E90/2025 ua – Verfassungsgerichtshof (VfGH) Rechtssatz
Leitsatz
Verletzung im Recht auf Gleichbehandlung von Fremden untereinander betreffend die Zurückweisung von Anträgen auf internationalen Schutz einer in Griechenland als Schutzberechtigte anerkannten Familie von afghanischen Staatsangehörigen; keine Auseinandersetzung mit der ärztlichen Stellungnahme und dem Zugang des Minderjährigen zu medizinischer Versorgung in Griechenland
Das BVwG stellt in Bezug auf den minderjährigen Beschwerdeführer fest, dass er von Geburt an nur eine Niere hat, aber "aktuell keine Krankheitssymptome auf[weise] und […] auch bisher ein Spitalsaufenthalt oder eine Behandlung in Österreich deswegen nicht erforderlich" gewesen sei. Diese Feststellungen zum Gesundheitszustand des minderjährigen Beschwerdeführers ergeben sich nach den Ausführungen des BVwG in der Beweiswürdigung des angefochtenen Erkenntnisses "aus der Aktenlage, [den] eigenen Angaben [der Beschwerdeführer] und den vorgelegten ärztlichen Unterlagen".

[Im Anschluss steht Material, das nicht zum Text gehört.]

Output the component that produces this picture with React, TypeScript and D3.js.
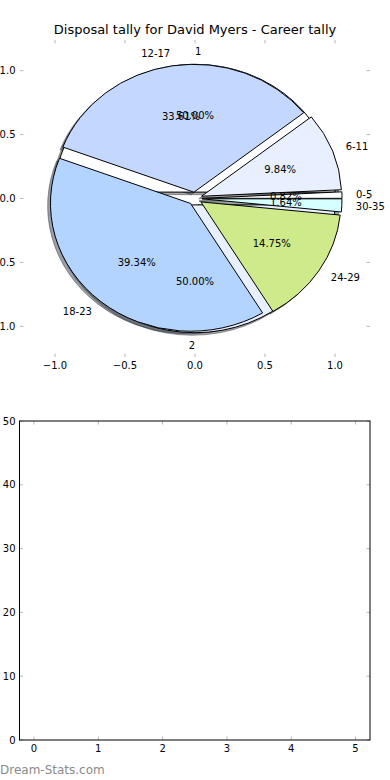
import React from "react";
import * as d3 from "d3";

const title = "Disposal tally for David Myers - Career tally";
const ranges = ["0-5", "6-11", "12-17", "18-23", "24-29", "30-35"];
const games = [1, 12, 41, 48, 18, 2];
const sliceColors = ["#ffffff", "#e8f0ff", "#c4d8ff", "#b3d4ff", "#cfea8a", "#d6ffff"];
const innerLabels = ["1", "2"];
const innerValues = [1, 1];
const pieTicks = [-1, -0.5, 0, 0.5, 1];
const barXTicks = [0, 1, 2, 3, 4, 5];
const barYTicks = [0, 10, 20, 30, 40, 50];
const watermark = "Dream-Stats.com";

const EXPLODE = 0.05;
const FONT = "DejaVu Sans, sans-serif";
const TICK = "#b8b8b8";

const fmtTick = (v: number) => (v < 0 ? "\u2212" : "") + Math.abs(v).toFixed(1);

type Wedge = {
  start: number;
  end: number;
  theta: number;
  color: string;
  label: string;
  pct: string;
};

function buildWedges(values: number[], labels: string[], colors: string[]): Wedge[] {
  const total = d3.sum(values);
  const arcs = d3
    .pie<number>()
    .sort(null)
    .startAngle(Math.PI / 2)
    .endAngle(Math.PI / 2 - 2 * Math.PI)(values);
  return arcs.map((a, i) => {
    const mid = (a.startAngle + a.endAngle) / 2;
    return {
      start: a.startAngle,
      end: a.endAngle,
      theta: Math.PI / 2 - mid,
      color: colors[i],
      label: labels[i],
      pct: ((values[i] / total) * 100).toFixed(2) + "%",
    };
  });
}

export default function App() {
  const W = 390;
  const H = 780;

  // pie axes
  const px = d3.scaleLinear().domain([-1.25, 1.25]).range([20, 370]);
  const py = d3.scaleLinear().domain([-1.24, 1.24]).range([357, 40]);
  const kx = px(1) - px(0);
  const ky = py(0) - py(1);

  // bottom axes
  const bx = d3.scaleLinear().domain([-0.225, 5.225]).range([19.5, 370]);
  const by = d3.scaleLinear().domain([0, 50]).range([740, 421]);

  const arcGen = d3.arc<any>().innerRadius(0).outerRadius(1);

  const outer = buildWedges(games, ranges, sliceColors);
  const inner = buildWedges(innerValues, innerLabels, sliceColors);
  const pies = [inner, outer];

  const shade = (c: string) => {
    const r = d3.rgb(c);
    return d3.rgb(r.r * 0.3, r.g * 0.3, r.b * 0.3).toString();
  };

  const wedgeTransform = (w: Wedge, dx = 0, dy = 0) => {
    const ox = EXPLODE * Math.cos(w.theta) + dx;
    const oy = EXPLODE * Math.sin(w.theta) + dy;
    return `translate(${px(ox)},${py(oy)}) scale(${kx},${ky})`;
  };

  const textPos = (w: Wedge, dist: number) => {
    const x = EXPLODE * Math.cos(w.theta) + dist * Math.cos(w.theta);
    const y = EXPLODE * Math.sin(w.theta) + dist * Math.sin(w.theta);
    return { x, y };
  };

  const tl = 3.5;

  return (
    <svg
      width={W}
      height={H}
      style={{ position: "absolute", left: 0, top: 0, background: "#fff" }}
      fontFamily={FONT}
    >
      <rect x={0} y={0} width={W} height={H} fill="#fff" />
      <text x={195} y={34} textAnchor="middle" fontSize={13} fill="#000">
        {title}
      </text>

      {/* shadows */}
      {pies.map((p, pi) =>
        p.map((w, i) => (
          <path
            key={`s${pi}-${i}`}
            d={arcGen({ startAngle: w.start, endAngle: w.end }) as string}
            transform={wedgeTransform(w, -0.02, -0.02)}
            fill={shade(w.color)}
            stroke={shade(w.color)}
            fillOpacity={0.5}
            strokeOpacity={0.5}
            strokeWidth={1}
            vectorEffect="non-scaling-stroke"
          />
        ))
      )}
      {/* wedges */}
      {pies.map((p, pi) =>
        p.map((w, i) => (
          <path
            key={`w${pi}-${i}`}
            d={arcGen({ startAngle: w.start, endAngle: w.end }) as string}
            transform={wedgeTransform(w)}
            fill={w.color}
            stroke="#000"
            strokeWidth={1}
            strokeLinejoin="round"
            vectorEffect="non-scaling-stroke"
          />
        ))
      )}
      {/* texts */}
      {pies.map((p, pi) =>
        p.map((w, i) => {
          const l = textPos(w, 1.1);
          const c = textPos(w, 0.6);
          return (
            <g key={`t${pi}-${i}`} fontSize={10} fill="#000">
              <text
                x={px(l.x)}
                y={py(l.y)}
                textAnchor={l.x > 1e-9 || (Math.abs(l.x) <= 1e-9 && Math.cos(w.theta) > 0) ? "start" : "end"}
                dominantBaseline="central"
              >
                {w.label}
              </text>
              <text x={px(c.x)} y={py(c.y)} textAnchor="middle" dominantBaseline="central">
                {w.pct}
              </text>
            </g>
          );
        })
      )}

      {/* pie axes ticks */}
      {pieTicks.map((t) => (
        <g key={`px${t}`}>
          <line x1={px(t)} x2={px(t)} y1={357} y2={357 - tl} stroke={TICK} />
          <line x1={px(t)} x2={px(t)} y1={40} y2={40 + tl} stroke={TICK} />
          <text x={px(t)} y={369} textAnchor="middle" fontSize={10} fill="#000">
            {fmtTick(t)}
          </text>
        </g>
      ))}
      {pieTicks.map((t) => (
        <g key={`py${t}`}>
          <line x1={20} x2={20 + tl} y1={py(t)} y2={py(t)} stroke={TICK} />
          <line x1={370} x2={370 - tl} y1={py(t)} y2={py(t)} stroke={TICK} />
          <text x={15.5} y={py(t)} textAnchor="end" dominantBaseline="central" fontSize={10} fill="#000">
            {fmtTick(t)}
          </text>
        </g>
      ))}

      {/* bottom empty axes */}
      {barXTicks.map((t) => (
        <g key={`bx${t}`}>
          <line x1={bx(t)} x2={bx(t)} y1={740} y2={740 - tl} stroke={TICK} />
          <line x1={bx(t)} x2={bx(t)} y1={421} y2={421 + tl} stroke={TICK} />
          <text x={bx(t)} y={752} textAnchor="middle" fontSize={10} fill="#000">
            {t}
          </text>
        </g>
      ))}
      {barYTicks.map((t) => (
        <g key={`by${t}`}>
          <line x1={19.5} x2={19.5 + tl} y1={by(t)} y2={by(t)} stroke={TICK} />
          <line x1={370} x2={370 - tl} y1={by(t)} y2={by(t)} stroke={TICK} />
          <text x={15.5} y={by(t)} textAnchor="end" dominantBaseline="central" fontSize={10} fill="#000">
            {t}
          </text>
        </g>
      ))}
      <rect x={19.5} y={421} width={350.5} height={319} fill="none" stroke="#000" strokeWidth={1} />

      <text x={0} y={774} fontSize={12} fill="#8a8a8a">
        {watermark}
      </text>
    </svg>
  );
}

Daraus zieht das BVwG rechtlich den Schluss, dass ein reales Risiko einer Verletzung von Art3 EMRK für den minderjährigen Beschwerdeführer nicht vorliege, weil "ein Mensch in der Regel ohne Probleme mit nur einer Niere leben kann. Der BF3 ist aufgrund der Tatsache, dass er nur über eine Niere verfügt, aktuell keineswegs in einem krankheitswertigen Zustand und ist ihm auch das Leben in Griechenland durchaus zumutbar. Insbesondere, da es dort ausreichend ärztliche Versorgung gibt, sollte es tatsächlich einmal zu Problemen kommen."
Die ärztliche gutachterliche Stellungnahme, die das BFA eingeholt hat und auf die sich das BVwG bezieht, beantwortet die hier maßgeblichen Fragen des BFA dahingehend, dass zum Zeitpunkt der Befunderstellung kein akuter Behandlungsbedarf beim minderjährigen Beschwerdeführer vorliege, weshalb sich zu diesem Zeitpunkt aus den Befunden keine weitere Untersuchungsnotwendigkeit ergeben hätte. "Bei Auftreten von akuten Krankheitszeichen ist eine medizinische Abklärung angezeigt, besonders bei Harnwegsinfektionen, um die einzelne Niere möglichst lange funktionsfähig zu halten. […] Gelegentliche Kontrollen der Nierenparameter sind angezeigt, um die Funktionstüchtigkeit der Niere zu prüfen. […] Bedenken gegen die Überstellung [nach Griechenland] aus medizinischer Sicht bestehen dann keine, wenn das Kind am Zielort niederschwelligen Zugang (hinsichtlich finanzieller/versicherungsrechtlicher Art und örtlicher Erreichbarkeit) zum medizinischen System erhält. Der Aufenthalt in kalter Umgebung (Unterbringung!) mit der Gefahr eines Harnwegsinfektes/Nierenbeckenentzündung etc geht mit einer Gesundheitsgefährdung einher, die vermieden werden muss."
Angesichts der spezifischen Umstände im Hinblick auf die Versorgungslage für Schutzberechtigte in Griechenland ist für den VfGH nicht nachvollziehbar, wie angesichts dieser ärztlichen Stellungnahme das BVwG zu seiner (pauschalen) Aussage gelangen kann, dass dem minderjährigen, gesundheitlich beeinträchtigten Beschwerdeführer (mit seiner Familie) als Asylberechtigtem "das Leben in Griechenland durchaus zumutbar [sei]. Insbesondere, da es dort ausreichend ärztliche Versorgung gibt, sollte es tatsächlich einmal zu Problemen kommen".